The teams in GTD class of the WeatherTech Championship will get a chance to show what they can do in the Acura Grand Prix of Long Beach, where winning is hard and the walls harder.

The IMSA category for GT3-type cars, where teams must use at least one lower-ranked driver, will be the only class competing with the headline GTP hybrids.

Such is the prestige of winning at Long Beach, Lexus will split its GTD Pro drivers, Jack Hawksworth and Ben Barnicoat, between two entries to improve it chances under the GTD-only format. Another sign of the race’s pull is the return of Flying Lizard Motorsports for the Saturday event, one of 17 entries along with 10 of the GTPs.
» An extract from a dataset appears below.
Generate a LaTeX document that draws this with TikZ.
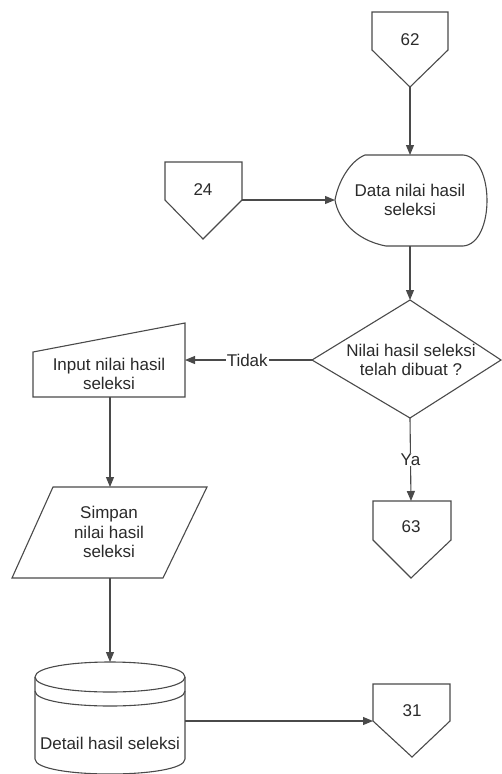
\documentclass[tikz,border=0pt]{standalone}
\usepackage{fontspec}
\setmainfont{Liberation Sans}
\usetikzlibrary{arrows.meta}
\definecolor{linegray}{HTML}{4A4A4A}
\definecolor{textgray}{HTML}{2A2A2A}
\begin{document}
\begin{tikzpicture}[x=1pt,y=-1pt,
  outline/.style={draw=linegray,line width=1.1pt,line join=miter,fill=white},
  flow/.style={draw=linegray,line width=1.1pt,-{Triangle[length=10pt,width=8pt]}},
  plain/.style={draw=linegray,line width=1.1pt},
  txt/.style={font=\fontsize{17}{19.5}\selectfont,text=textgray,align=center,inner sep=0pt},
  edgelabel/.style={txt,fill=white,inner sep=1pt}]
\useasboundingbox (0,0) rectangle (502,774);

% off-page connector 62
\draw[outline] (372,12) -- (448,12) -- (448,50) -- (410,87) -- (372,50) -- cycle;
\node[txt] (c62) at (410,40) {62};
\coordinate (c62-tip) at (410,87);

% off-page connector 24
\draw[outline] (165,162) -- (242,162) -- (242,200) -- (203,239) -- (165,200) -- cycle;
\node[txt] (c24) at (203,190) {24};
\coordinate (c24-side) at (242,200);

% display: data nilai hasil seleksi
\draw[outline] (365,155) -- (463,155)
  .. controls (495,157) and (495,244) .. (463,246) -- (386,246)
  .. controls (354,240) and (338,218) .. (335,200)
  .. controls (338,182) and (350,161) .. (365,155) -- cycle;
\node[txt] (data) at (410,200) {Data nilai hasil\\seleksi};
\coordinate (data-top) at (410,155);
\coordinate (data-left) at (335,200);
\coordinate (data-bottom) at (410,246);

% decision
\draw[outline] (410,300) -- (501,360) -- (410,418) -- (312,360) -- cycle;
\node[txt] (cek) at (411,360) {Nilai hasil seleksi\\telah dibuat ?};
\coordinate (cek-top) at (410,300);
\coordinate (cek-left) at (312,360);
\coordinate (cek-bottom) at (410,418);

% manual input
\draw[outline] (33,352) -- (185,323) -- (185,397) -- (33,397) -- cycle;
\node[txt] (input) at (109,374) {Input nilai hasil\\seleksi};
\coordinate (input-right) at (185,360);
\coordinate (input-bottom) at (110,397);

% input/output: simpan
\draw[outline] (53,487) -- (207,487) -- (163,578) -- (12,578) -- cycle;
\node[txt] (simpan) at (109,532) {Simpan\\nilai hasil\\seleksi};
\coordinate (simpan-top) at (110,487);
\coordinate (simpan-bottom) at (110,578);

% stored data: detail hasil seleksi
\draw[outline] (35,677) -- (35,759) .. controls (35,779) and (185,779) .. (185,759)
  -- (185,677) .. controls (185,657) and (35,657) .. (35,677) -- cycle;
\draw[plain] (35,677) .. controls (35,697) and (185,697) .. (185,677);
\draw[plain] (35,691) .. controls (35,711) and (185,711) .. (185,691);
\node[txt] (detail) at (110,743) {Detail hasil seleksi};
\coordinate (detail-top) at (110,662);
\coordinate (detail-right) at (185,721);

% off-page connector 63
\draw[outline] (373,501) -- (451,501) -- (451,540) -- (411,578) -- (373,540) -- cycle;
\node[txt] (c63) at (411,527) {63};
\coordinate (c63-top) at (411,501);

% off-page connector 31
\draw[outline] (373,684) -- (450,684) -- (450,721) -- (412,757) -- (373,721) -- cycle;
\node[txt] (c31) at (412,711) {31};
\coordinate (c31-side) at (373,721);

% connectors
\draw[flow] (c62-tip) -- (data-top);
\draw[flow] (c24-side) -- (data-left);
\draw[flow] (data-bottom) -- (cek-top);
\draw[flow] (cek-left) -- node[edgelabel,pos=0.51] (tidak) {Tidak} (input-right);
\draw[flow] (cek-bottom) -- node[edgelabel,pos=0.5] (ya) {Ya} (c63-top);
\draw[flow] (input-bottom) -- (simpan-top);
\draw[flow] (simpan-bottom) -- (detail-top);
\draw[flow] (detail-right) -- (c31-side);
\end{tikzpicture}
\end{document}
There is not much margin for error on this street circuit. Will the focus and pressure on silver and bronze drivers in GTD be an opportunity to shine or will the race turn into a caution fest? Will the gold-ranked or platinum-ranked pros, who are the designated race finishers for their teams, push the limits too far?

“It’s always a question of skating that fine line or pushing too much and going over the line,” said Frankie Montecalvo, who will co-drive a Lexus RC F GT3 with Hawksworth for Vasser Sullivan. “(Maybe) having a little bit of a rub versus a hard impact taking you out. You have to be conservative, but at the same time pushing as hard as you can.”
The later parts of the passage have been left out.